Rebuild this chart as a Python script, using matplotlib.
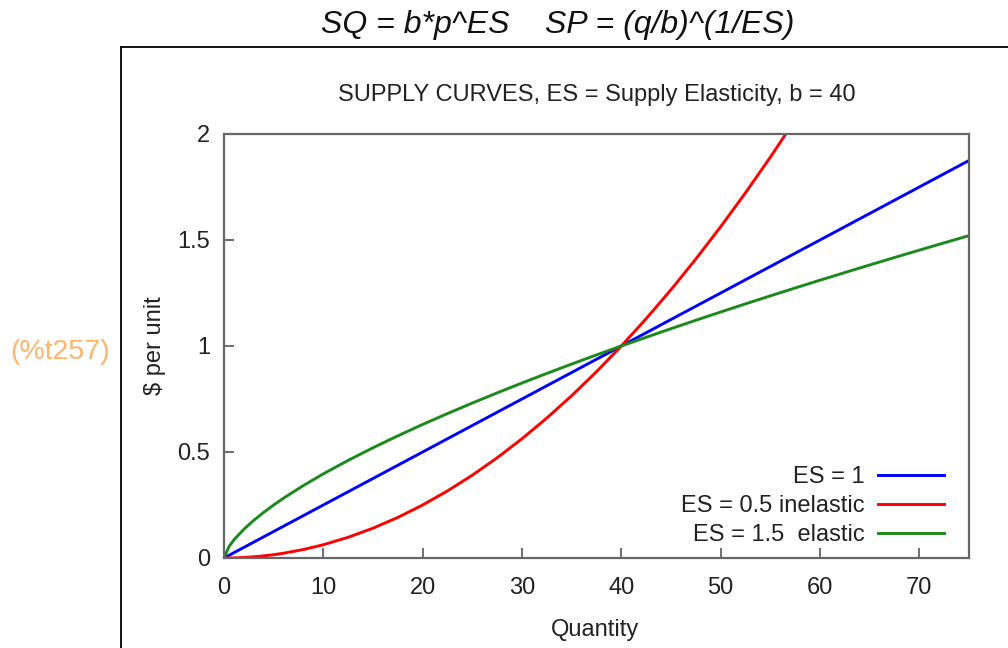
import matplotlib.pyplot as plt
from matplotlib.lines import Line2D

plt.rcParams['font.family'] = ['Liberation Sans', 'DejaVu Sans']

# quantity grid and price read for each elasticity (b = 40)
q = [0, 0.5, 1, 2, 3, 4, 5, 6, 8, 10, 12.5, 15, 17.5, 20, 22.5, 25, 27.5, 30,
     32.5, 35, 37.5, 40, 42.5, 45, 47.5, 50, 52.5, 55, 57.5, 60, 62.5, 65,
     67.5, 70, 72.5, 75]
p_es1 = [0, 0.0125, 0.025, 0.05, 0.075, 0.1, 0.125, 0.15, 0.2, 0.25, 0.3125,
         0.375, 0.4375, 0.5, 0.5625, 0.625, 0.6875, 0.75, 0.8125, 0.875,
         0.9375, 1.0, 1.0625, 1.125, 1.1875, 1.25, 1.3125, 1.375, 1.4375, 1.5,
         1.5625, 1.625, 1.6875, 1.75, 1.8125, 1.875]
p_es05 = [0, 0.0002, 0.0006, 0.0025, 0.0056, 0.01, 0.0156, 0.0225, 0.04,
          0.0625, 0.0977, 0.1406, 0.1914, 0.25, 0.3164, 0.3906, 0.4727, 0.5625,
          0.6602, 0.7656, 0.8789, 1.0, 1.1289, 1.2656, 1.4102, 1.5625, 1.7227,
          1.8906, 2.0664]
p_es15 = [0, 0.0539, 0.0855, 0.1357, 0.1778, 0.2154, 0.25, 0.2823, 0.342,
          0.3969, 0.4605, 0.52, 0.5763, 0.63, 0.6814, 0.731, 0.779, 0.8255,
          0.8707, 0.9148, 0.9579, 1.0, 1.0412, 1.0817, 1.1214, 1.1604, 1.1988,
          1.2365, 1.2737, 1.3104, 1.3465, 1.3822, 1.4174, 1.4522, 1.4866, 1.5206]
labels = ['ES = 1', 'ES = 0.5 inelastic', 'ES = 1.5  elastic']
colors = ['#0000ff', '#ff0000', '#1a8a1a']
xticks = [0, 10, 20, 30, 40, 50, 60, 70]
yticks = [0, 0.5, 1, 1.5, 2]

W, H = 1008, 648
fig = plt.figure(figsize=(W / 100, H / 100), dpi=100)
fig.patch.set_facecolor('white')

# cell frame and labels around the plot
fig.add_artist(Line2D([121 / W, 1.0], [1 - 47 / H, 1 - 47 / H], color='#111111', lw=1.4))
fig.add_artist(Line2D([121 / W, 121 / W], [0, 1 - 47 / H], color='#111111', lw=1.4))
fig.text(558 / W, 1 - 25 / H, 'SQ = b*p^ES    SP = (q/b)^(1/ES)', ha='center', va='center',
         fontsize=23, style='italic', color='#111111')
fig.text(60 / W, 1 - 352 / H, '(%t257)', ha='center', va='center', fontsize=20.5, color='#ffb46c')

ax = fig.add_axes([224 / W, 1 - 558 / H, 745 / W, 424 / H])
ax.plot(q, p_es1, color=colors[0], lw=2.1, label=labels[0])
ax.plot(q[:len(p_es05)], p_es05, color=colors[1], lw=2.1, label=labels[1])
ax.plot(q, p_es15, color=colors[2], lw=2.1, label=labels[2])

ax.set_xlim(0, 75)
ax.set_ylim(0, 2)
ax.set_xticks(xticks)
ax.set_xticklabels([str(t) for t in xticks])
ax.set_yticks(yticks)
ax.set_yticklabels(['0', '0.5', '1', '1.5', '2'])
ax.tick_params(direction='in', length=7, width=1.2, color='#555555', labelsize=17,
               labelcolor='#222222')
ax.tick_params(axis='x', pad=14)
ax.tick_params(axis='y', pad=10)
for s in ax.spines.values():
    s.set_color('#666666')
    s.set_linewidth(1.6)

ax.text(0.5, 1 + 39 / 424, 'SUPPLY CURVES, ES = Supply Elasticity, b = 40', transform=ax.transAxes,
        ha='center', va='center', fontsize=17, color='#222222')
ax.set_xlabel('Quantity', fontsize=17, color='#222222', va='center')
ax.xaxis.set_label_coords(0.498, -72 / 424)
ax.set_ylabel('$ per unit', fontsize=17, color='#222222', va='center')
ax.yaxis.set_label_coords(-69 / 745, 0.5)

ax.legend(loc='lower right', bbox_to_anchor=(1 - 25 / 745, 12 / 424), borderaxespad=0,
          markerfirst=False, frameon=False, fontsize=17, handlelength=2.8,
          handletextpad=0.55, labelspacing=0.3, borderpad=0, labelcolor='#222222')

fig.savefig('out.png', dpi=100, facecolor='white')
---
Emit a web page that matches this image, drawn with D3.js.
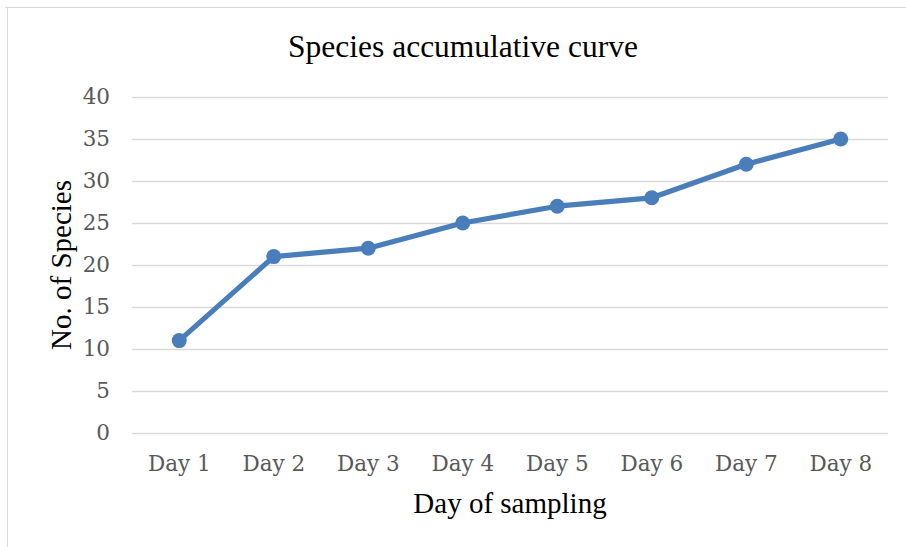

## Given exercise
Copy the part that starts at the line with "Rebuild this chart" and finishes at the line with "plt.rcParams['font.family'] = ['Liberation", both included, and nothing more. Pictures are left out.

## The response
Rebuild this chart as a Python script, using matplotlib.
import matplotlib.pyplot as plt
from matplotlib.lines import Line2D

plt.rcParams['font.family'] = ['Liberation Sans', 'DejaVu Sans']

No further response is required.